For plans adopted for tax years beginning after 2019, an employer may elect to treat a qualified retirement plan adopted after the close of a tax year, but before the due date (including extensions) of the employer's tax return for the tax year, as having been adopted as of the last day of the tax year. [§401(b)(2)]. This does not, however, allow retroactive adoption of a qualified cash or deferred arrangement (CODA) [Reg. §1.401(k)-1(a)(3)(iii)(A)].
April 15, 2021
Question: Michael is a college student, supported by his parents, and claimed as a dependent in the previous tax years. Assuming he can still be claimed as a dependent this year, regarding the stimulus payments and the recovery rebate credit, can Michael file a tax return to claim this credit?
Answer: No. To claim the recovery rebate credit (RRC), an "eligible individual" is any individual other than a nonresident alien or an individual who is a dependent of another taxpayer for the tax year. A dependent of the taxpayer, as defined for purposes of the dependency exemption by §152(c), includes a qualifying child and a qualifying relative.
April 8, 2021
Question: Katie and Andrew have a 17-year-old daughter who lives with them.
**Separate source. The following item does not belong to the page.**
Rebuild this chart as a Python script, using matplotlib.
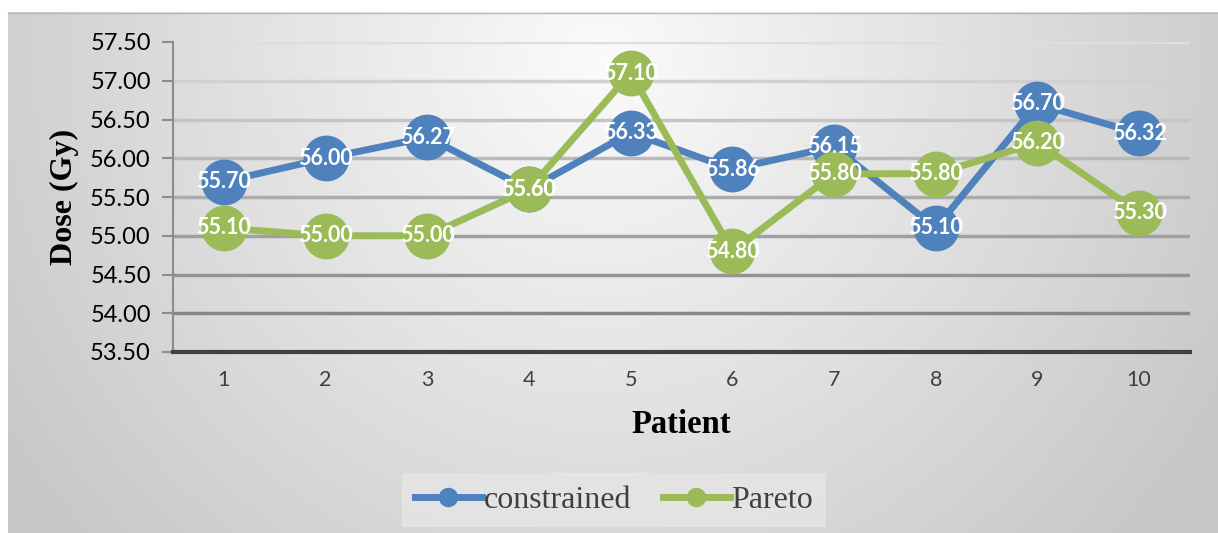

The daughter has income but provides less than half her own support. Katie and Andrew can’t get the child tax credit due to their high income. They’re wondering if their daughter can file her own tax return without checking the box on Form 1040 where it says she can be claimed as a dependent and get the full recovery rebate credit and full standard deduction?
Answer: No. If she qualifies as a dependent, she is not eligible for the recovery rebate credit. Children who can be claimed as a dependent by their parents are not eligible individuals, even if they have enough income to have to file a return. For purpose of the recovery rebate credit, an “eligible individual” is any individual, other than a nonresident alien or an individual for whom a §151 dependency deduction is allowable to another taxpayer for the tax year. Thus, a child, a student who can be claimed on a parent’s return, or a dependent parent who is claimed on their child’s return is ineligible.
April 1, 2021
Question: CLS, Inc., a service corporation formed on May 1, 2021, hires you to do their accounting and tax work. In a meeting, you discover the company’s Form SS-4,
Application for Employer Identification Number (EIN), was approved with a fiscal year-end of April 30, 2022.
Chris, the sole shareholder of CLS, Inc., did not realize the year-end was approved this way. Can this be changed to a calendar year-end?
Answer: Chris need not worry about changing his tax year from a fiscal to calendar year-end. Under Reg. §1.441-1(c)(1), the adoption of a tax year is not made with Form SS-4. The new corporation will adopt its tax year by filing its first federal income tax return. The date used on that return will determine its year-end for all future filings, unless the entity has another required year under the tax code.